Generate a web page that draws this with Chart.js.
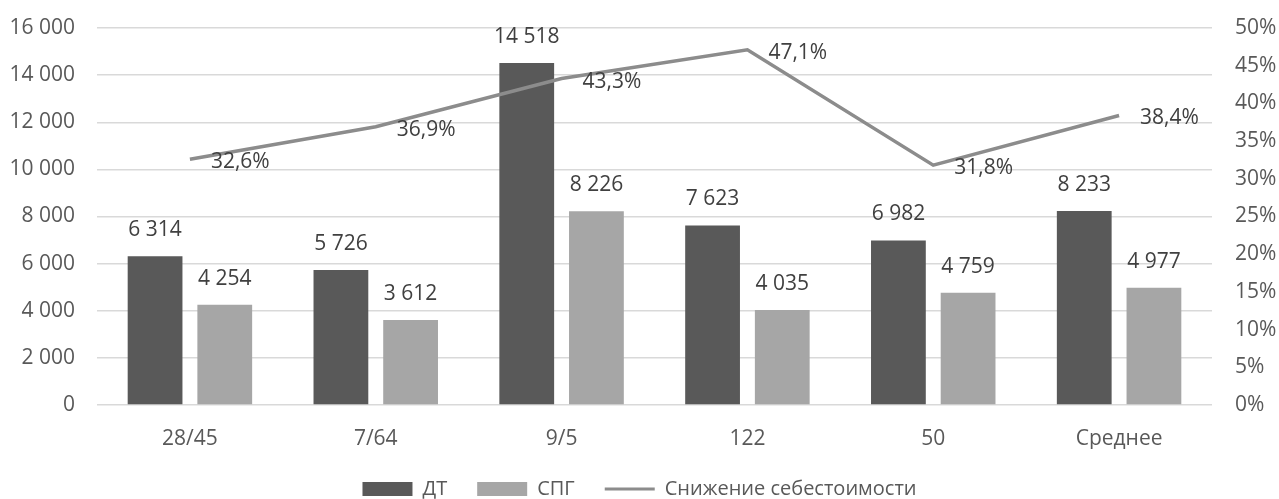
<!DOCTYPE html>
<html>
<head>
<meta charset="utf-8">
<script src="https://cdn.jsdelivr.net/npm/chart.js@4"></script>
<style>
  html, body { margin: 0; padding: 0; background: #fff; }
  #wrap { width: 1279px; height: 499px; }
</style>
</head>
<body>
<div id="wrap"><canvas id="costChart" width="1279" height="499"></canvas></div>
<script>
// data
const categories = ['28/45', '7/64', '9/5', '122', '50', 'Среднее'];
const dtValues = [6314, 5726, 14518, 7623, 6982, 8233];
const spgValues = [4254, 3612, 8226, 4035, 4759, 4977];
const reductionValues = [32.6, 36.9, 43.3, 47.1, 31.8, 38.4];
const seriesNames = ['ДТ', 'СПГ', 'Снижение себестоимости'];

const FONT = '"Open Sans", "DejaVu Sans", sans-serif';
const textColor = '#595959';

// numbers like "14 518" and "47,1%"
function fmtThousands(v) {
  return String(Math.round(v)).replace(/\B(?=(\d{3})+(?!\d))/g, ' ');
}
function fmtPct(v) {
  return v.toFixed(1).replace('.', ',') + '%';
}

// simple data label plugin (no datalabels plugin available)
const valueLabels = {
  id: 'valueLabels',
  afterDatasetsDraw(chart) {
    const ctx = chart.ctx;
    ctx.save();
    ctx.font = '21px ' + FONT;
    ctx.fillStyle = '#404040';
    chart.data.datasets.forEach((ds, i) => {
      const meta = chart.getDatasetMeta(i);
      meta.data.forEach((el, j) => {
        if (ds.type === 'line') {
          ctx.textAlign = 'left';
          ctx.textBaseline = 'middle';
          ctx.fillText(fmtPct(ds.data[j]), el.x + 21, el.y + 3);
        } else {
          ctx.textAlign = 'center';
          ctx.textBaseline = 'middle';
          ctx.fillText(fmtThousands(ds.data[j]), el.x, el.y - 26);
        }
      });
    });
    ctx.restore();
  }
};

// legend is shorter than chart.js wants, so the x labels get more room
const legendHeight = {
  id: 'legendHeight',
  afterInit(chart) {
    const lg = chart.legend;
    if (!lg) return;
    const fit = lg.fit.bind(lg);
    lg.fit = () => { fit(); lg.height = 50; };
  }
};

// no half-label padding on the value axes, so the plot starts where we say
function noScalePad(scale) {
  scale.paddingTop = 0;
  scale.paddingBottom = 0;
}

new Chart(document.getElementById('costChart').getContext('2d'), {
  type: 'bar',
  data: {
    labels: categories,
    datasets: [
      {
        type: 'line',
        label: seriesNames[2],
        data: reductionValues,
        yAxisID: 'y1',
        borderColor: '#8c8c8c',
        backgroundColor: '#8c8c8c',
        borderWidth: 3.5,
        pointRadius: 0,
        tension: 0,
        order: 0
      },
      {
        label: seriesNames[0],
        data: dtValues,
        yAxisID: 'y',
        backgroundColor: '#595959',
        barPercentage: 0.786,
        categoryPercentage: 0.75,
        order: 1
      },
      {
        label: seriesNames[1],
        data: spgValues,
        yAxisID: 'y',
        backgroundColor: '#a6a6a6',
        barPercentage: 0.786,
        categoryPercentage: 0.75,
        order: 1
      }
    ]
  },
  options: {
    responsive: false,
    animation: false,
    layout: { padding: { top: 28, right: 0, left: 0, bottom: 0 } },
    plugins: {
      tooltip: { enabled: false },
      legend: {
        position: 'bottom',
        labels: {
          color: textColor,
          font: { family: FONT, size: 20 },
          usePointStyle: true,
          pointStyleWidth: 50,
          boxHeight: 14,
          padding: 30,
          // bars first, then the line, like the original
          generateLabels(chart) {
            const order = [1, 2, 0];
            return order.map(i => {
              const ds = chart.data.datasets[i];
              const isLine = ds.type === 'line';
              return {
                text: ds.label,
                datasetIndex: i,
                fillStyle: ds.backgroundColor,
                strokeStyle: isLine ? ds.borderColor : ds.backgroundColor,
                lineWidth: isLine ? 3 : 0,
                pointStyle: isLine ? 'line' : 'rect',
                fontColor: textColor,
                hidden: false
              };
            });
          }
        }
      }
    },
    scales: {
      x: {
        grid: { display: false, drawTicks: false },
        border: { display: false },
        ticks: { color: textColor, font: { family: FONT, size: 21, lineHeight: 1 }, padding: 24 },
        afterFit(scale) { scale.height = 44; }
      },
      y: {
        position: 'left',
        min: 0,
        max: 16000,
        grid: { color: '#d9d9d9', lineWidth: 1.5, drawTicks: false },
        border: { display: false },
        ticks: {
          stepSize: 2000,
          color: textColor,
          font: { family: FONT, size: 21 },
          padding: 22,
          callback: v => fmtThousands(v)
        },
        afterFit(scale) { scale.width = 97; noScalePad(scale); }
      },
      y1: {
        position: 'right',
        min: 0,
        max: 50,
        grid: { display: false, drawTicks: false },
        border: { display: false },
        ticks: {
          stepSize: 5,
          color: textColor,
          font: { family: FONT, size: 21 },
          padding: 23,
          callback: v => v + '%'
        },
        afterFit(scale) { scale.width = 67; noScalePad(scale); }
      }
    }
  },
  plugins: [valueLabels, legendHeight]
});
</script>
</body>
</html>
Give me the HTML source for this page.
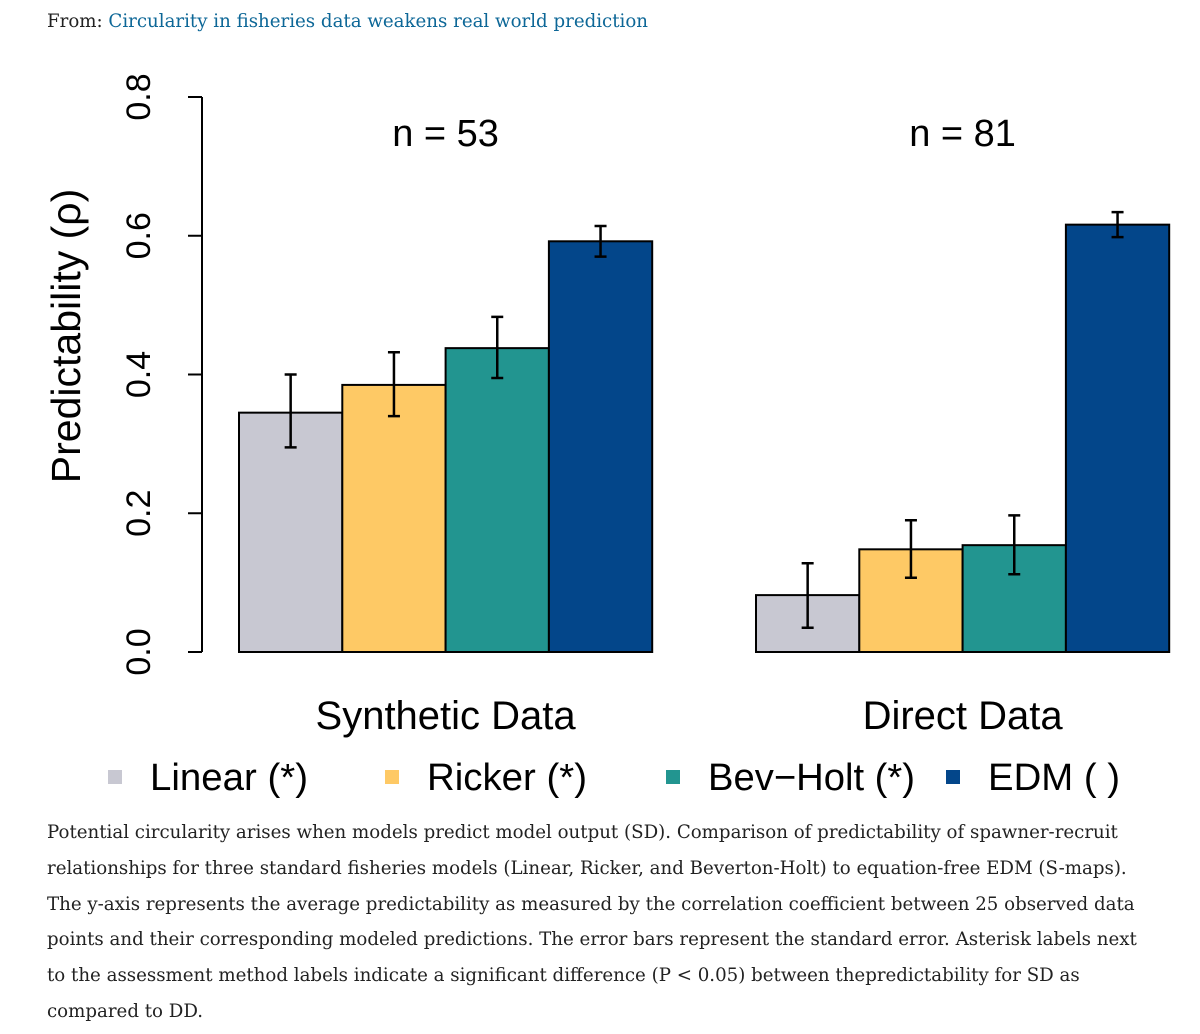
<!DOCTYPE html>
<html><head><meta charset="utf-8"><style>
body{margin:0;width:1200px;height:1034px;background:#fff;overflow:hidden;}
.from{position:absolute;left:47px;top:11px;font:18.2px "DejaVu Serif",serif;color:#222;white-space:nowrap;}
.from a{color:#0d6797;text-decoration:none;}
.cap{position:absolute;left:47px;top:815px;width:1150px;font:18.2px/35.8px "DejaVu Serif",serif;color:#222;white-space:nowrap;}
svg{position:absolute;left:0;top:0;}
</style></head><body>
<div class="from">From: <a>Circularity in fisheries data weakens real world prediction</a></div>
<svg width="1200" height="810" id="chart" font-family="Liberation Sans, sans-serif"></svg>
<div class="cap">Potential circularity arises when models predict model output (SD). Comparison of predictability of spawner-recruit<br>relationships for three standard fisheries models (Linear, Ricker, and Beverton-Holt) to equation-free EDM (S-maps).<br>The y-axis represents the average predictability as measured by the correlation coefficient between 25 observed data<br>points and their corresponding modeled predictions. The error bars represent the standard error. Asterisk labels next<br>to the assessment method labels indicate a significant difference (P &lt; 0.05) between thepredictability for SD as<br>compared to DD.</div>
<script>
const groups=["Synthetic Data","Direct Data"];
const groupN=["n = 53","n = 81"];
const series=["Linear (*)","Ricker (*)","Bev\u2212Holt (*)","EDM ( )"];
const colors=["#c8c8d2","#fec965","#229590","#03468a"];
const values=[[0.345,0.385,0.438,0.592],[0.082,0.148,0.154,0.616]];
const errLo=[[0.295,0.340,0.395,0.570],[0.035,0.107,0.112,0.598]];
const errHi=[[0.400,0.432,0.483,0.614],[0.128,0.190,0.197,0.634]];
const ticks=[0,0.2,0.4,0.6,0.8];
const tickLabels=["0.0","0.2","0.4","0.6","0.8"];
const svg=document.getElementById('chart');const NS="http://www.w3.org/2000/svg";
function mk(t,a,p){const e=document.createElementNS(NS,t);for(const k in a)e.setAttribute(k,a[k]);(p||svg).appendChild(e);return e;}
const y=v=>652-v*(652-97)/0.8;
const groupX=[239,756],bw=103.3;
const ax=mk('line',{x1:202,x2:202,y1:y(0),y2:y(0.8),stroke:'#000','stroke-width':2});

ticks.forEach((t,i)=>{
 const l=mk('line',{x1:188,x2:202,y1:y(t),y2:y(t),stroke:'#000','stroke-width':2});
 
 const tx=mk('text',{x:0,y:0,'font-size':34,'text-anchor':'middle',transform:`translate(150,${y(t)}) rotate(-90)`});
 tx.textContent=tickLabels[i];
 
});
const yt=mk('text',{x:0,y:0,'font-size':41,'text-anchor':'middle',transform:'translate(80,336) rotate(-90)'});
yt.textContent='Predictability (\u03C1)';

groups.forEach((g,gi)=>{
 values[gi].forEach((v,si)=>{
  const x0=groupX[gi]+si*bw;
  const r=mk('rect',{x:x0,y:y(v),width:bw,height:y(0)-y(v),fill:colors[si],stroke:'#000','stroke-width':2});
  
  const cx=x0+bw/2;
  const e=mk('path',{d:`M${cx},${y(errLo[gi][si])}V${y(errHi[gi][si])}M${cx-6},${y(errLo[gi][si])}h12M${cx-6},${y(errHi[gi][si])}h12`,stroke:'#000','stroke-width':2.5,fill:'none'});
  
 });
 const cxg=groupX[gi]+2*bw;
 const n=mk('text',{x:cxg,y:146,'font-size':38,'text-anchor':'middle'});n.textContent=groupN[gi];
 
 const gl=mk('text',{x:cxg,y:729,'font-size':40,'text-anchor':'middle'});gl.textContent=g;
 
});
const legX=[108,385,666,946],legW=[158,160,207,132];
series.forEach((s,i)=>{
 const r=mk('rect',{x:legX[i],y:770,width:14,height:14,fill:colors[i]});
 
 const t=mk('text',{x:legX[i]+42,y:790,'font-size':38,textLength:legW[i],lengthAdjust:'spacingAndGlyphs'});t.textContent=s;
 
});
</script>
</body></html>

---+---

TASK STATEMENT
Up to and including the line that contains "const seriesNames = ['ДТ', 'СПГ', 'Снижение", print the records above exactly from their first line, without any pictures.

THE SOLUTION
Generate a web page that draws this with Chart.js.
<!DOCTYPE html>
<html>
<head>
<meta charset="utf-8">
<script src="https://cdn.jsdelivr.net/npm/chart.js@4"></script>
<style>
  html, body { margin: 0; padding: 0; background: #fff; }
  #wrap { width: 1279px; height: 499px; }
</style>
</head>
<body>
<div id="wrap"><canvas id="costChart" width="1279" height="499"></canvas></div>
<script>
// data
const categories = ['28/45', '7/64', '9/5', '122', '50', 'Среднее'];
const dtValues = [6314, 5726, 14518, 7623, 6982, 8233];
const spgValues = [4254, 3612, 8226, 4035, 4759, 4977];
const reductionValues = [32.6, 36.9, 43.3, 47.1, 31.8, 38.4];
const seriesNames = ['ДТ', 'СПГ', 'Снижение себестоимости'];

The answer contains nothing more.